Cela doit bien faire dix ans qu’on m’a invitée. « Laissez tout tomber, on va embarquer pour un pays  qui va vous enchanter, vous embéguiner. » Je me suis laissée tentée. C’est l’été et pourtant il fait froid. J’y vais seule. Rêve d’enfant, aujourd’hui j’ai rendez-vous avec le Douanier Rousseau. 
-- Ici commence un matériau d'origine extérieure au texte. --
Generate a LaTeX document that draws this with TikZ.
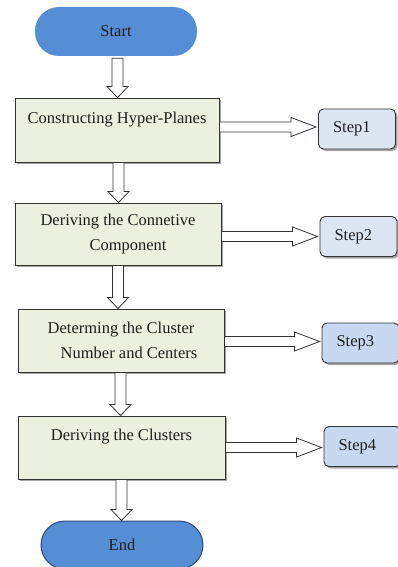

La capitale terne et pressée s’estompe à mesure que je me rapproche du musée, déjà j’entrevois ce jardin merveilleux. La chaleur se diffuse dans mon corps, est-ce l’enthousiasme, l’ambiance d’Orsay ou les peintures qui me font cet effet ? Je rejoins cette île perdue au milieu de l’océan de grisaille parisienne. Je pénètre cet écrin de verdure. 
 
Pour commencer, je vais saluer mon hôte, il pose fièrement devant un bateau pavoisé. Le bleu du ciel et les perspectives distordues me font tourner la tête. Est-ce une photographie ou bien une toile que j’aperçois au loin ? En m’approchant, je reconnais la patte de l’artiste. La végétation semble étonnement plus exotique que cette famille réunie pour La noce. La curiosité me pique lorsque j’aperçois des portraits de femmes, je ne connaissais pas ces oeuvres, je les observe sans m’attarder plus longtemps. Je ne suis pas sûre qu’elles me plaisent. D’un coup, je me retrouve nez-à-nez avec une fillette démesurée. Cet Enfant à la poupée m’était, lui aussi, inconnu. Mes yeux restent fixés sur son visage à la fois mélancolique et inquiétant, je ne sais si j’ai envie de la consoler ou de la fuir, mais attendez… il ne s’agit que d’un tableau ! Mon estomac se met à gronder lorsque j’entrevois ces natures mortes de fruits, si réalistes et appétissantes. La richesse et la précision des compositions florales me rappellent la végétation luxuriante des jungles que j’ai hâte de contempler. La Guerre me frappe de plein fouet, comment ai-je pu l’oublier celle-là ? Je sens presque l’odeur âcre qui se dégage de sa torche fumante, ce paysage sombre et désolé me noue la gorge. Les corps entassés, le cheval monstrueux, les corbeaux noirs, les nuages couleurs chair… le tout me donne l’impression d’une inquiétante étrangeté.
 
Le contraste est saisissant avec les tableaux qui suivent, le voilà le pays tant loué ! Je m’enfonce dans cette forêt tropicale, je distingue Ève et admire ce « soleil de feu caché dans les roseaux ». Maintenant, la nuit est tombée. « Au clair de la lune, dans la forêt endormie » je me laisse charmer, tout comme les serpents, par cette silhouette noire et énigmatique. Je parviens enfin à détourner mon attention de ce captivant tableau, mais aussitôt mon regard se pose sur la belle Yadwigha. Lascive et fabuleuse, j’ai presque oublié que c’est pour elle que j’ai accepté ce rendez-vous. Enfant déjà, elle me fascinait, et me voici enfin à la contempler. Sa présence est palpable, je m’approche et me recule pour être sûre de ne rater aucun détail. Il me reste la jungle sauvage à traverser, « des ombres félines se dessinent par magie », les animaux exotiques se cachent derrière les feuillages. Je suis éblouie par les couleurs éclatantes de ces toiles. Je reste longtemps à apprécier ces paradis dans une atmosphère presque fantastique, il me semble entendre le bruit de cette cascade et rugir un lion derrière moi. 
 
Il est alors temps de partir, je retourne sur mes pas pour dire adieu au Rêve. Je sors et retrouve Paris. Il fait froid mais le soleil s’est levé. Comme le Douanier, je suis déjà nostalgique de ce paradis perdu à la nature luxuriante.
 
Laureline Guilloteau.

Citations : « Vive le Douanier Rousseau » , La Compagnie Créole.